Problem:
Take every line from the first down to the line with "1.40, 1.42, 1.30]" and set it down exactly, without the pictures.

Collected data:
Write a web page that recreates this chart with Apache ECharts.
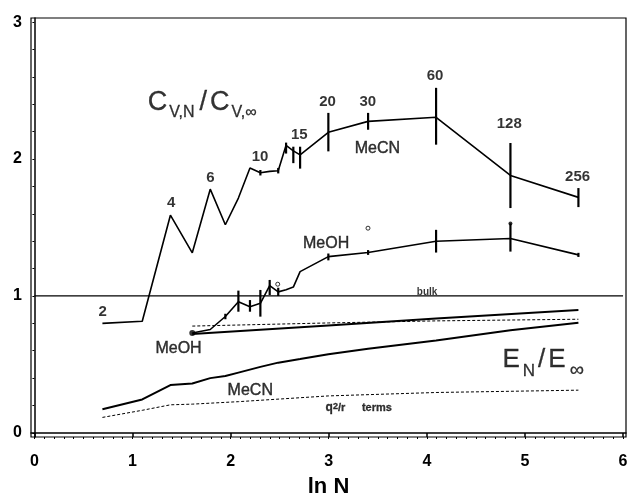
<!DOCTYPE html>
<html>
<head>
<meta charset="utf-8">
<script src="https://cdn.jsdelivr.net/npm/echarts@6/dist/echarts.min.js"></script>
<style>html,body{margin:0;background:#fff}#chart{width:631px;height:499px}</style>
</head>
<body>
<div id="chart"></div>
<script>
// ln N values of the cluster sizes
var lnN_MeCN = [0.693, 1.099, 1.386, 1.609, 1.792, 1.946, 2.079, 2.197, 2.303, 2.398, 2.485, 2.565, 2.639, 2.708, 2.996, 3.401, 4.094, 4.852, 5.545]
var cv_MeCN  = [0.80, 0.815, 1.59, 1.315, 1.78, 1.52, 1.715, 1.935, 1.90, 1.91, 1.915, 2.10, 2.06, 2.03, 2.195, 2.275, 2.305, 1.88, 1.72]
var lnN_MeOH = [1.609, 1.792, 1.946, 2.079, 2.197, 2.303, 2.398, 2.485, 2.565, 2.639, 2.708, 2.996, 3.401, 4.094, 4.852, 5.545]
var cv_MeOH  = [0.73, 0.755, 0.85, 0.958, 0.922, 0.946, 1.075, 1.03, 1.045, 1.065, 1.178, 1.287, 1.317, 1.40, 1.42, 1.30]

// error bars [lnN, low, high]
var err_MeCN = [[2.303, 1.88, 1.92], [2.485, 1.895, 1.935], [2.565, 2.04, 2.12], [2.639, 1.97, 2.09], [2.708, 1.93, 2.09],
    [2.996, 2.056, 2.337], [3.401, 2.214, 2.337], [4.094, 2.105, 2.52], [4.852, 1.642, 2.117], [5.545, 1.649, 1.788]]
var err_MeOH = [[1.946, 0.83, 0.87], [2.079, 0.885, 1.039], [2.197, 0.885, 0.97], [2.303, 0.849, 1.044], [2.398, 1.007, 1.117],
    [2.485, 1.0, 1.06], [2.996, 1.26, 1.31], [3.401, 1.30, 1.335], [4.094, 1.317, 1.483], [4.852, 1.324, 1.53], [5.545, 1.285, 1.315]]

// E_N / E_inf curves
var eMeOH      = [[1.609, 0.722], [2.996, 0.785], [4.094, 0.835], [5.545, 0.898]]
var eMeOH_q2r  = [[1.609, 0.78], [2.996, 0.803], [4.094, 0.818], [5.545, 0.83]]
var eMeCN      = [[0.693, 0.173], [1.099, 0.244], [1.386, 0.349], [1.609, 0.361], [1.792, 0.40], [1.946, 0.415], [2.079, 0.44],
    [2.303, 0.482], [2.485, 0.513], [2.708, 0.539], [2.996, 0.575], [3.401, 0.615], [4.094, 0.675], [4.852, 0.75], [5.545, 0.805]]
var eMeCN_q2r  = [[0.693, 0.113], [1.099, 0.165], [1.386, 0.205], [1.609, 0.21], [2.079, 0.228], [2.996, 0.27], [4.094, 0.295], [5.545, 0.312]]
var bulk = [[0, 1], [6, 1]]

var filledDots = [[1.609, 0.73, 6], [4.852, 1.53, 4]]
var openDots = [[2.48, 1.086], [3.40, 1.495]]

// annotations [x, y, text]
var sizeLabels = [[0.695, 0.881, '2'], [1.395, 1.678, '4'], [1.795, 1.861, '6'], [2.30, 2.015, '10'], [2.70, 2.178, '15'],
    [2.987, 2.421, '20'], [3.398, 2.421, '30'], [4.083, 2.604, '60'], [4.84, 2.258, '128'], [5.537, 1.873, '256']]
var solventLabels = [[3.496, 2.073, 'MeCN'], [2.973, 1.38, 'MeOH'], [1.469, 0.617, 'MeOH'], [2.2, 0.312, 'MeCN']]

var xTicks = [0, 1, 2, 3, 4, 5, 6]
var yTicks = [0, 1, 2, 3]
var xMinor = [], yMinor = []
for (var i = 0; i <= 60; i++) xMinor.push(i / 10)
for (var j = 0; j <= 15; j++) yMinor.push(j / 5)

var FONT = '"Liberation Sans", Arial, sans-serif'

function lineSeries(data, width, dashed) {
    return {
        type: 'line', data: data, symbol: 'none', silent: true, animation: false,
        lineStyle: { color: '#000', width: width, type: dashed ? [3, 2] : 'solid' }
    }
}
function errSeries(data) {
    return {
        type: 'custom', data: data, animation: false, silent: true,
        renderItem: function (params, api) {
            var a = api.coord([api.value(0), api.value(1)])
            var b = api.coord([api.value(0), api.value(2)])
            return { type: 'line', shape: { x1: a[0], y1: a[1], x2: b[0], y2: b[1] }, style: { stroke: '#000', lineWidth: 2.2 } }
        }
    }
}
function textSeries(data, style) {
    return {
        type: 'scatter', symbolSize: 1, itemStyle: { color: 'rgba(0,0,0,0)' }, animation: false, silent: true,
        data: data.map(function (d) { return [d[0], d[1], d[2]] }),
        label: Object.assign({ show: true, position: 'inside', color: '#000', fontFamily: FONT,
            formatter: function (p) { return p.data[2] } }, style)
    }
}
function rs(size, extra) {
    return Object.assign({ fontSize: size, color: '#000', fontFamily: FONT, textBorderColor: '#000', textBorderWidth: 0.3 }, extra || {})
}

var myEcharts = echarts.init(document.getElementById('chart'))
var option = {
    backgroundColor: '#fff',
    animation: false,
    grid: { left: 31, right: 5, top: 18, bottom: 62, show: true, borderColor: '#000', borderWidth: 1.2,
        containLabel: false, outerBoundsMode: 'none' },
    xAxis: [{
        type: 'value', min: -0.035, max: 6.03,
        name: 'ln N', nameLocation: 'middle', nameGap: 39,
        nameTextStyle: { fontSize: 22, fontWeight: 'bold', color: '#000', fontFamily: FONT },
        axisLine: { lineStyle: { color: '#000', width: 1.5 } },
        axisTick: { customValues: xTicks, length: 4, lineStyle: { color: '#000', width: 1.5 } },
        axisLabel: { customValues: xTicks, margin: 17, fontSize: 16, fontWeight: 'bold', color: '#000', fontFamily: FONT },
        splitLine: { show: false }
    }, {
        type: 'value', min: -0.035, max: 6.03, position: 'bottom',
        axisLine: { show: false },
        axisTick: { customValues: xMinor, length: 2, lineStyle: { color: '#000', width: 1 } },
        axisLabel: { show: false }, splitLine: { show: false }
    }],
    yAxis: [{
        type: 'value', min: -0.03, max: 3.03,
        axisLine: { lineStyle: { color: '#000', width: 1.5 } },
        axisTick: { customValues: yMinor, length: 2, lineStyle: { color: '#000', width: 1 } },
        axisLabel: { customValues: yTicks, margin: 9, padding: [3, 0, 0, 0], fontSize: 16, fontWeight: 'bold', color: '#000', fontFamily: FONT },
        splitLine: { show: false }
    }],
    series: [
        lineSeries(bulk, 1.2, false),
        lineSeries(lnN_MeCN.map(function (x, i) { return [x, cv_MeCN[i]] }), 1.6, false),
        lineSeries(lnN_MeOH.map(function (x, i) { return [x, cv_MeOH[i]] }), 1.6, false),
        lineSeries(eMeOH, 2, false),
        lineSeries(eMeOH_q2r, 1, true),
        lineSeries(eMeCN, 2, false),
        lineSeries(eMeCN_q2r, 1, true),
        errSeries(err_MeCN),
        errSeries(err_MeOH),
        {
            type: 'scatter', animation: false, silent: true, data: filledDots,
            symbolSize: function (d) { return d[2] }, itemStyle: { color: '#000' }
        },
        {
            type: 'scatter', animation: false, silent: true, data: openDots, symbolSize: 4,
            itemStyle: { color: '#fff', borderColor: '#000', borderWidth: 1 }
        },
        textSeries(sizeLabels, { fontSize: 15, fontWeight: 'bold' }),
        textSeries(solventLabels, { fontSize: 16, textBorderColor: '#000', textBorderWidth: 0.4 }),
        textSeries([[4.002, 1.029, 'bulk']], { fontSize: 10, fontWeight: 'bold' }),
        textSeries([[2.963, 0.181, '{q|q}{s|2}{t|/r}     {t|terms}']], {
            position: 'right', distance: 0,
            rich: {
                q: rs(12, { fontWeight: 'bold' }),
                s: rs(9, { fontWeight: 'bold', verticalAlign: 'top', lineHeight: 10 }),
                t: rs(11, { fontWeight: 'bold' })
            }
        }),
        textSeries([[1.151, 2.41, '{b|C}{s|V,N}{sl|/}{b|C}{s|V,∞}']], {
            position: 'right', distance: 0,
            rich: {
                b: rs(27, { lineHeight: 36 }),
                sl: rs(27, { lineHeight: 36, padding: [0, 3, 0, 3] }),
                s: rs(16, { lineHeight: 10, verticalAlign: 'bottom', padding: [0, 2, 0, 2] })
            }
        }),
        textSeries([[4.766, 0.535, '{b|E}{s|N}{sl|/}{b|E}{i|∞}']], {
            position: 'right', distance: 0,
            rich: {
                b: rs(26, { lineHeight: 41 }),
                sl: rs(26, { lineHeight: 41, padding: [0, 3, 0, 3] }),
                s: rs(17, { lineHeight: 12, verticalAlign: 'bottom', padding: [0, 0, 0, 3] }),
                i: rs(20, { lineHeight: 12, verticalAlign: 'bottom', padding: [0, 0, 0, 4] })
            }
        })
    ]
}
myEcharts.setOption(option)
</script>
</body>
</html>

Finished task:
Write a web page that recreates this chart with Apache ECharts.
<!DOCTYPE html>
<html>
<head>
<meta charset="utf-8">
<script src="https://cdn.jsdelivr.net/npm/echarts@6/dist/echarts.min.js"></script>
<style>html,body{margin:0;background:#fff}#chart{width:631px;height:499px}</style>
</head>
<body>
<div id="chart"></div>
<script>
// ln N values of the cluster sizes
var lnN_MeCN = [0.693, 1.099, 1.386, 1.609, 1.792, 1.946, 2.079, 2.197, 2.303, 2.398, 2.485, 2.565, 2.639, 2.708, 2.996, 3.401, 4.094, 4.852, 5.545]
var cv_MeCN  = [0.80, 0.815, 1.59, 1.315, 1.78, 1.52, 1.715, 1.935, 1.90, 1.91, 1.915, 2.10, 2.06, 2.03, 2.195, 2.275, 2.305, 1.88, 1.72]
var lnN_MeOH = [1.609, 1.792, 1.946, 2.079, 2.197, 2.303, 2.398, 2.485, 2.565, 2.639, 2.708, 2.996, 3.401, 4.094, 4.852, 5.545]
var cv_MeOH  = [0.73, 0.755, 0.85, 0.958, 0.922, 0.946, 1.075, 1.03, 1.045, 1.065, 1.178, 1.287, 1.317, 1.40, 1.42, 1.30]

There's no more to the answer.